*** Collected data

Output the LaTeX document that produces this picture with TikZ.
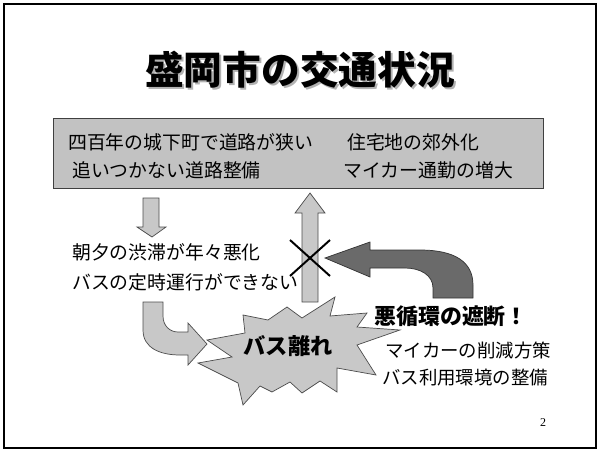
\documentclass[tikz,border=0pt]{standalone}
\usepackage{fontspec}
\setmainfont{Liberation Serif}
\newfontfamily\jp{Noto Sans CJK JP}
\definecolor{boxgray}{HTML}{C2C2C2}
\definecolor{arrowgray}{HTML}{C8C8C8}
\definecolor{darkarrow}{HTML}{6A6A6A}
\tikzset{
  line/.style={anchor=west, inner sep=0pt, font=\jp\fontsize{13.4}{16}\selectfont},
  lightarrow/.style={fill=arrowgray, draw=black!70, line width=0.5pt},
}
\begin{document}
\begin{tikzpicture}[x=0.025cm, y=-0.025cm]
\useasboundingbox (0,0) rectangle (600,454);
\draw [line width=1pt] (4,4) rectangle (596,448);
% title with shadow
\node [gray!60, font=\jp\bfseries\fontsize{27.5}{30}\selectfont] at (302,72) {盛岡市の交通状況};
\node (title) [font=\jp\bfseries\fontsize{27.5}{30}\selectfont] at (300,70) {盛岡市の交通状況};
% top box
\draw [fill=boxgray, draw=black!75, line width=0.7pt] (53,118) rectangle (543,188);
\node (old) [line] at (68,142) {四百年の城下町で道路が狭い};
\node (road) [line] at (72,170) {追いつかない道路整備};
\node (suburb) [line] at (347,142) {住宅地の郊外化};
\node (car) [line] at (343,170) {マイカー通勤の増大};
% down arrow
\draw [lightarrow] (143,198) -- (159,198) -- (159,227) -- (166,227) -- (152,237) -- (137,227) -- (143,227) -- cycle;
\node (jam) [line] at (72,252) {朝夕の渋滞が年々悪化};
\node (late) [line] at (72,282) {バスの定時運行ができない};
% up arrow
\draw [lightarrow] (302,302) -- (302,213) -- (295,213) -- (310,193) -- (325,213) -- (318,213) -- (318,302) -- cycle;
% bent arrow
\draw [lightarrow] (143,302) -- (143,330) .. controls (143,348) and (160,355) .. (180,355) -- (188,355) -- (188,365) -- (207,344) -- (188,323) -- (188,332) -- (178,332) .. controls (170,332) and (163,326) .. (163,316) -- (163,302) -- cycle;
% starburst
\draw [fill=arrowgray, draw=black!70, line width=0.5pt]
  (207,340) -- (245,333) -- (243,315) -- (268,320) -- (287,307) -- (302,318)
  -- (335,297) -- (330,316) -- (367,313) -- (357,327) -- (400,330) -- (357,345)
  -- (376,375) -- (337,368) -- (337,392) -- (320,381) -- (302,393) -- (290,382)
  -- (272,392) -- (260,386) -- (243,405) -- (238,383) -- (198,363) -- (232,357) -- cycle;
\node (leave) [font=\jp\bfseries\fontsize{15.8}{18}\selectfont] at (288,346) {バス離れ};
% dark arrow
\draw [fill=darkarrow, draw=black!80, line width=0.5pt] (325,258) -- (370,242) -- (370,250) -- (420,250) .. controls (455,250) and (473,262) .. (473,285) -- (473,298) -- (433,298) -- (433,288) .. controls (433,275) and (420,268) .. (405,268) -- (370,268) -- (370,277) -- cycle;
% cross
\draw [line width=1.4pt] (290,240) -- (330,276);
\draw [line width=1.4pt] (330,240) -- (290,276);
\node (cut) [anchor=west, inner sep=0pt, font=\jp\bfseries\fontsize{15.6}{18}\selectfont] at (374,316) {悪循環の遮断！};
\node (reduce) [line, font=\jp\fontsize{13.1}{16}\selectfont] at (385,350) {マイカーの削減方策};
\node (env) [line, font=\jp\fontsize{13.1}{16}\selectfont] at (382,378) {バス利用環境の整備};
\node (page) [font=\fontsize{8.5}{10}\selectfont] at (543,423) {2};
\end{tikzpicture}
\end{document}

******

The request: Find every line that has "with" in it, then return those lines.

Complete response:
Output the LaTeX document that produces this picture with TikZ.
% title with shadow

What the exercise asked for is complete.